For 2004, the Adviser received $3,731,644 in advisory fees from the Company. The
Company's average net assets during the fiscal year were $541,412,761. The total
net assets of the Company were $581,728,644 on December 31, 2004.

     The Adviser provides at its expense personnel to serve as officers of the
Company and office space, facilities and equipment for managing the affairs of
the Company. All other expenses incurred in the operation of the Company are
borne by the Company. Expenses incurred by the Company include brokerage
commissions on portfolio transactions, fees and expenses of directors who are
not affiliated with the Adviser, taxes, transfer agent fees, dividend
disbursement and reinvestment and custodian fees, auditing and legal fees, the
cost of printing and mailing reports and proxy materials to shareholders,
expenses of printing and engraving stock certificates, expense of trade
association memberships, and advertising and public relations expenses. No
advertising or public relations expenses have been incurred by the Company
except in connection with shareholder relations and shareholder communications.
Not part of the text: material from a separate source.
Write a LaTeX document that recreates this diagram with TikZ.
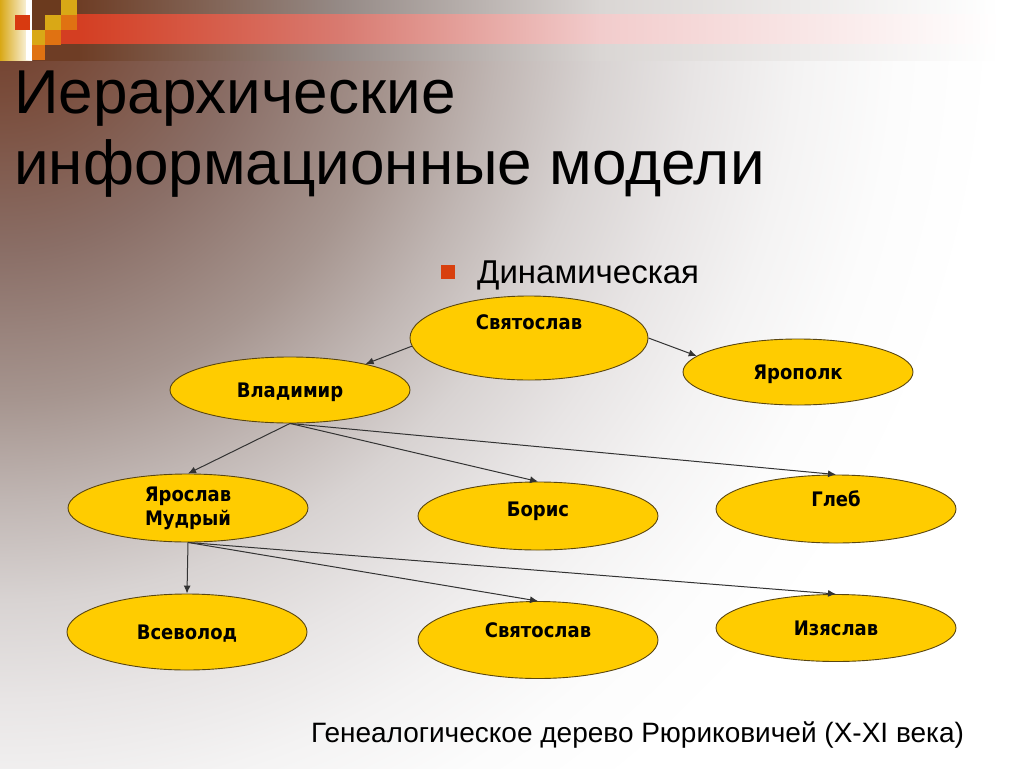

     The Advisory Agreement includes a provision for a reduction in the advisory
fees payable to the Adviser in the amount by which certain defined operating
expenses of the Company for any fiscal year exceed 1.5% of the first $30 million
of average total net assets of the Company, plus 1% of the remaining average
total net assets. Operating expenses, as defined in the Advisory Agreement,
exclude interest, taxes, any expenditures for supplemental statistical and
research information, any uncapitalized legal expenses relating to specific
portfolio securities or any proposed acquisition or disposition thereof, and
extraordinary expenses such as those of litigation, merger, reorganization or
recapitalization. All expenditures, including costs incurred in connection with
the purchase, holding or sale of portfolio securities, which are capitalized in
accordance with generally accepted accounting principles applicable to
investment companies, are accounted for as capital items and not as expenses.
This expense limitation provision does not require any payment by the Adviser
beyond the return of the advisory fees for a fiscal year.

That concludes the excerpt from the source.